We find no doubt that the U.S. and Nevada economies are in a slowdown and that economic performance should be sub-par for at least the first half of 2008. Some second-half improvement is expected with federal tax rebate checks giving households more money to spend.
Economic weakness shows in the job numbers. U.S. job growth has turned negative since January. March’s U.S. employment level is down 80,000 jobs, a decline of 0.1 percent. The unemployment rate is now 5.1 percent. Because the official unemployment rate excludes some people, alternative measures that include marginally attached workers are used. Marginally attached workers include discouraged workers who have left the work force and part-time workers. This broader measure, identified as U-6, suggests weaker labor utilization, that is, unemployment broadly defined at more than 8 percent.
Nevada’s job level is more optimistic than the national rate, at least for the level of jobs. Job growth has been positive, but only marginally so. Recent job growth is 0.5 percent, 0.5 percent and 0.7 percent for Nevada, Clark County (Las Vegas), and Washoe County (Reno) respectively. On the other hand, the unemployment rates in the Silver State exceed the official national rate. Without state and regional broader measures of labor utilization, some of the difference between Nevada conditions and elsewhere may remain not be as clear as we might wish. Still, the job picture suggests that the U.S. and Silver State economies are slouching toward mediocre economic performance for 2008.

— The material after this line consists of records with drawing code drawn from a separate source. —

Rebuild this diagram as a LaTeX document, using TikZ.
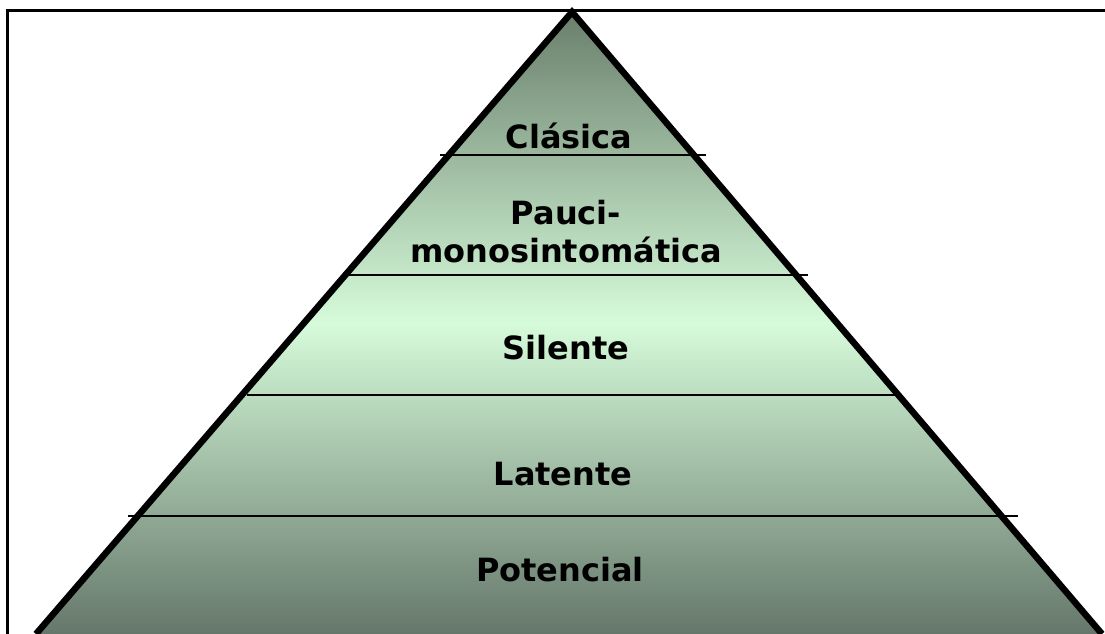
\documentclass[tikz,border=0pt]{standalone}
\usepackage{fontspec}
\setmainfont{DejaVu Sans}
\definecolor{pyrtop}{HTML}{6A7F6C}
\definecolor{pyrmid}{HTML}{D6FBDA}
\definecolor{pyrbot}{HTML}{65776A}
\begin{document}
\begin{tikzpicture}[x=1pt,y=-1pt,
  lvl/.style={font=\fontsize{32}{38}\selectfont\bfseries, text=black, anchor=base, inner sep=0pt},
  divider/.style={line width=2pt, draw=black},
  frame/.style={line width=3pt, draw=black},
  pyredge/.style={line width=6.5pt, draw=black, line join=miter}]
\useasboundingbox (0,0) rectangle (1105,633);
% frame
\coordinate (fb) at (7,634);
\coordinate (ftl) at (7,10);
\coordinate (ftr) at (1106,10);
\draw[frame] (fb) -- (ftl) -- (ftr);
% pyramid
\coordinate (apex) at (572,12);
\coordinate (bl) at (36,634);
\coordinate (br) at (1102,634);
\shade[top color=pyrtop, bottom color=pyrbot, middle color=pyrmid] (apex) -- (br) -- (bl) -- cycle;
\draw[pyredge] (bl) -- (apex) -- (br);
% dividers
\coordinate (d1l) at (440,155); \coordinate (d1r) at (706,155);
\coordinate (d2l) at (345,275); \coordinate (d2r) at (808,275);
\coordinate (d3l) at (247,395); \coordinate (d3r) at (898,395);
\coordinate (d4l) at (128,516); \coordinate (d4r) at (1018,516);
\draw[divider] (d1l) -- (d1r);
\draw[divider] (d2l) -- (d2r);
\draw[divider] (d3l) -- (d3r);
\draw[divider] (d4l) -- (d4r);
% labels
\node[lvl] (clasica) at (569,148) {Clásica};
\node[lvl] (pauci) at (566,224) {Pauci-};
\node[lvl] (mono) at (566,262) {monosintomática};
\node[lvl] (silente) at (566,359) {Silente};
\node[lvl] (latente) at (563,485) {Latente};
\node[lvl] (potencial) at (560,581) {Potencial};
\end{tikzpicture}
\end{document}
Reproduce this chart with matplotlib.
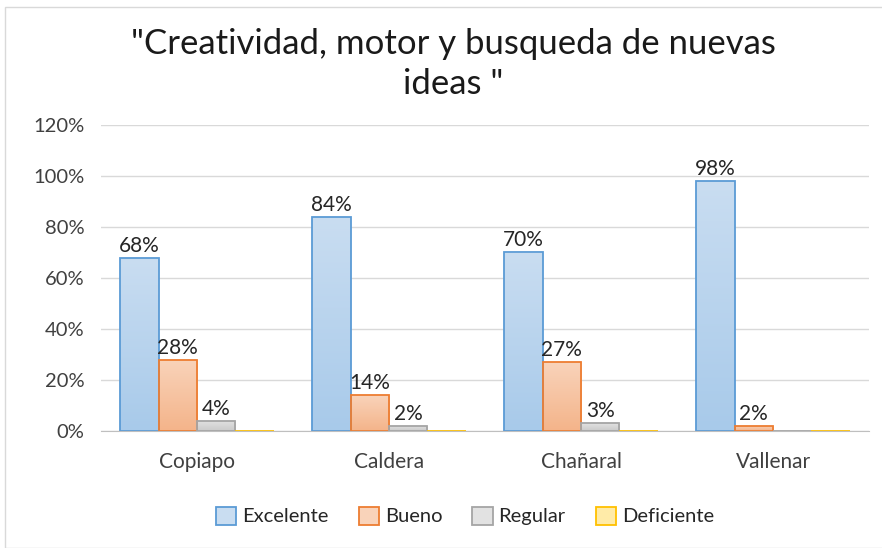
import matplotlib.pyplot as plt
import numpy as np
from matplotlib.patches import Rectangle
from matplotlib.colors import LinearSegmentedColormap

plt.rcParams['font.family'] = ['Lato', 'DejaVu Sans']

# data (percent)
cities = ['Copiapo', 'Caldera', 'Chañaral', 'Vallenar']
series = ['Excelente', 'Bueno', 'Regular', 'Deficiente']
excelente = [68, 84, 70, 98]
bueno = [28, 14, 27, 2]
regular = [4, 2, 3, 0]
deficiente = [0, 0, 0, 0]
values = [excelente, bueno, regular, deficiente]

# (top fill, bottom fill, edge) per series
colors = [('#C9DDF1', '#A8CAEA', '#5B9BD5'),
          ('#F9D3BA', '#F4B48A', '#ED7D31'),
          ('#E2E2E2', '#CACACA', '#A5A5A5'),
          ('#FFEBA8', '#FFDB70', '#FFC000')]

fig = plt.figure(figsize=(8.82, 5.48), dpi=100)
fig.patches.append(Rectangle((5/882, 0.0), 1.0, 1 - 7/548, transform=fig.transFigure,
                             fill=False, edgecolor='#D9D9D9', lw=1))
ax = fig.add_axes([101/882, 117/548, 768/882, 306/548])

x = np.arange(len(cities))
w = 0.2
for i, (name, vals) in enumerate(zip(series, values)):
    top, bot, edge = colors[i]
    cmap = LinearSegmentedColormap.from_list(name, [bot, top])
    pos = x + (i - 1.5) * w
    bars = ax.bar(pos, vals, w, facecolor='none', edgecolor=edge, lw=1.3,
                  label=name, zorder=3)
    for b in bars:
        h = b.get_height()
        if h <= 0:
            continue
        grad = np.linspace(0, 1, 100).reshape(-1, 1)
        im = ax.imshow(grad, cmap=cmap, origin='lower', aspect='auto',
                       extent=[b.get_x(), b.get_x() + b.get_width(), 0, h], zorder=2)
        im.set_clip_path(b)
        ax.text(b.get_x() + b.get_width() / 2, h + 0.8, f'{h:.0f}%', ha='center',
                va='bottom', fontsize=15, color='#262626')

# legend handles with flat fills
handles = [Rectangle((0, 0), 1, 1, facecolor=c[0], edgecolor=c[2], lw=1.3) for c in colors]

ax.set_xlim(-0.5, 3.5)
ax.set_ylim(0, 120)
ax.set_yticks(range(0, 121, 20))
ax.set_yticklabels([f'{v}%' for v in range(0, 121, 20)])
ax.set_xticks(x)
ax.set_xticklabels(cities)
ax.tick_params(axis='y', length=0, labelsize=14.5, colors='#404040', pad=12)
ax.tick_params(axis='x', length=0, labelsize=15, colors='#404040', pad=15)
ax.yaxis.grid(True, color='#D9D9D9', lw=1, zorder=0)
ax.set_axisbelow(True)
for s in ['top', 'right', 'left']:
    ax.spines[s].set_visible(False)
ax.spines['bottom'].set_color('#BFBFBF')
ax.spines['bottom'].set_zorder(4)

fig.text(453/882, 1 - 64/548, '"Creatividad, motor y busqueda de nuevas\nideas "',
         ha='center', va='center', fontsize=25, color='#1a1a1a', linespacing=1.3)

fig.legend(handles, series, loc='center', bbox_to_anchor=(465/882, 1 - 516/548),
           ncol=4, frameon=False, fontsize=14.5, handlelength=1.0, handleheight=1.0,
           handletextpad=0.3, columnspacing=1.5)
for t in fig.legends[0].get_texts():
    t.set_color('#262626')

fig.savefig('out.png', dpi=100)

The housing and credit crunches have spilled over into other economic sectors, amplifying the economic bumps. For example, Nevada taxable sales continue along a downward slide, down 4.9 percent for the same month a year ago. Gaming revenue, another key general revenue source for Nevada, posted a 3.9 percent decline last month and 4.7 percent decline the month before (same month year-over-year). These revenue declines spawn public-spending cuts, further contracting overall spending. And, of course, higher fuel prices and other inflated prices also leave consumers with less discretionary spending.